(Instruction): Write the lines out again, from the top of the material to the line containing "Chart.register(...registerables);", pictures excluded.

-- BEGIN --

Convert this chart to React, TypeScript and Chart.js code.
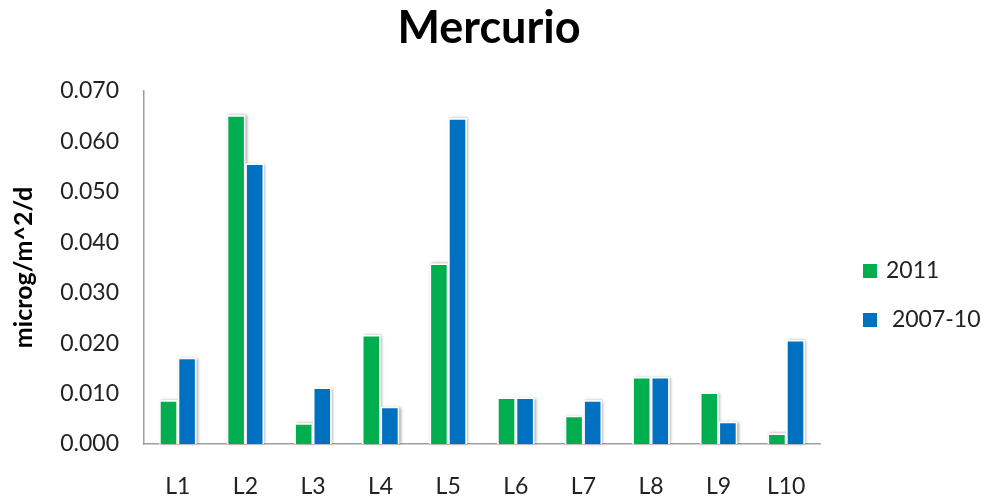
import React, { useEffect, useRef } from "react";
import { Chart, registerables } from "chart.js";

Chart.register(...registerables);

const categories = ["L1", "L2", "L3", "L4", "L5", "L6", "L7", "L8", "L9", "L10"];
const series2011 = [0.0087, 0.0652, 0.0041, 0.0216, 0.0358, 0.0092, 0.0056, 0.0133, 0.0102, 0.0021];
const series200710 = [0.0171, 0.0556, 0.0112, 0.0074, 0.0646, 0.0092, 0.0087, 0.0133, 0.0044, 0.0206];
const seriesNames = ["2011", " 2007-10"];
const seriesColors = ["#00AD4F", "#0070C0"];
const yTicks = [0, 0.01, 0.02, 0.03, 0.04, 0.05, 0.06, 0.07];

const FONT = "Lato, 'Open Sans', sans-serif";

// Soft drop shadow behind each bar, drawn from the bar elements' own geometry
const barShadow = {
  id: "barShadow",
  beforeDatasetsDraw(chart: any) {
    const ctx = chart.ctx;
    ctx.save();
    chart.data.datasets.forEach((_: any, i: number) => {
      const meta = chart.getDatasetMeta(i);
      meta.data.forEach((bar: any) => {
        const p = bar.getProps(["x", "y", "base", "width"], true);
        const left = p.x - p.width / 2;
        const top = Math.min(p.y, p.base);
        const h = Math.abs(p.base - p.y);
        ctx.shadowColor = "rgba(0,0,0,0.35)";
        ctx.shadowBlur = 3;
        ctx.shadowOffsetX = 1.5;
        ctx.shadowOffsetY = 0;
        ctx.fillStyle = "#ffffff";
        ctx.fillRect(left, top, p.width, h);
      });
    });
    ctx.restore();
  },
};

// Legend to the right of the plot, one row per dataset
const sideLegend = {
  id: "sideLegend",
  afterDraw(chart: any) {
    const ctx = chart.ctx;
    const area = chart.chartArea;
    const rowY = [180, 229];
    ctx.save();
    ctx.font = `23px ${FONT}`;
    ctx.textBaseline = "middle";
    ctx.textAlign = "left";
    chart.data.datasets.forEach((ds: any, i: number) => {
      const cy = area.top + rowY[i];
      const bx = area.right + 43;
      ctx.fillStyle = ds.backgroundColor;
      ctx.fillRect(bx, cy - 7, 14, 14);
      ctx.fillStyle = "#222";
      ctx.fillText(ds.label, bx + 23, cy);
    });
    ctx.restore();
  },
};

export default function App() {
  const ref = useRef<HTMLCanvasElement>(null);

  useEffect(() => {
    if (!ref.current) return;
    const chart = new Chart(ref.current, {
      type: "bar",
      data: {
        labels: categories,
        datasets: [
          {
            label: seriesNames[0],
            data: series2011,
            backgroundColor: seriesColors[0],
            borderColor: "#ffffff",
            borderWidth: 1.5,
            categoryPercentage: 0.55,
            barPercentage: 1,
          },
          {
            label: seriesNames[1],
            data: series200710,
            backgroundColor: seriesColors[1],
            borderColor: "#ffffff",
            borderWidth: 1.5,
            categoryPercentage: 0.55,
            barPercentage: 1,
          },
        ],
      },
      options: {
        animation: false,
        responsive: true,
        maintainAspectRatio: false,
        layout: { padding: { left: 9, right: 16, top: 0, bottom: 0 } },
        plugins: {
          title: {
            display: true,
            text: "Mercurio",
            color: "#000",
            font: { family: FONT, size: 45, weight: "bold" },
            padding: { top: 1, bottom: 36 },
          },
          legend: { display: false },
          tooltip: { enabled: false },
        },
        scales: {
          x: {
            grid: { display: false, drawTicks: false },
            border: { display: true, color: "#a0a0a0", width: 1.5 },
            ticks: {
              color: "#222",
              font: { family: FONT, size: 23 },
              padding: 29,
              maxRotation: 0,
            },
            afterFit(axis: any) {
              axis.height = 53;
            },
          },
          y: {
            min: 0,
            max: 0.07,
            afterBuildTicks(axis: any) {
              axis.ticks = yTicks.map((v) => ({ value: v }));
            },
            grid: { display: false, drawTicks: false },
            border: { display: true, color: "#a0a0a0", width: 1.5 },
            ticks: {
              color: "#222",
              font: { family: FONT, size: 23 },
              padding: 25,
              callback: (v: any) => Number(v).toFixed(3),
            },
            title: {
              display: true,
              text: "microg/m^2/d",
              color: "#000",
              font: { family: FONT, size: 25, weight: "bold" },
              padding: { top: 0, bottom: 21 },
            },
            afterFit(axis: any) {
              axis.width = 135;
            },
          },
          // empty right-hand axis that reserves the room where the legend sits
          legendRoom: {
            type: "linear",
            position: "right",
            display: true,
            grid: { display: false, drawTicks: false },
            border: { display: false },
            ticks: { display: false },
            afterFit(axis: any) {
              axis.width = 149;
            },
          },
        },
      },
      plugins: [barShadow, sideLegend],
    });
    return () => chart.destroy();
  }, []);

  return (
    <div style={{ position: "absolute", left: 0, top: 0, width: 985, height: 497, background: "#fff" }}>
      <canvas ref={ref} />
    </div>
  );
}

-- END --

(Solution to the problem):
Convert this chart to React, TypeScript and Chart.js code.
import React, { useEffect, useRef } from "react";
import { Chart, registerables } from "chart.js";

Chart.register(...registerables);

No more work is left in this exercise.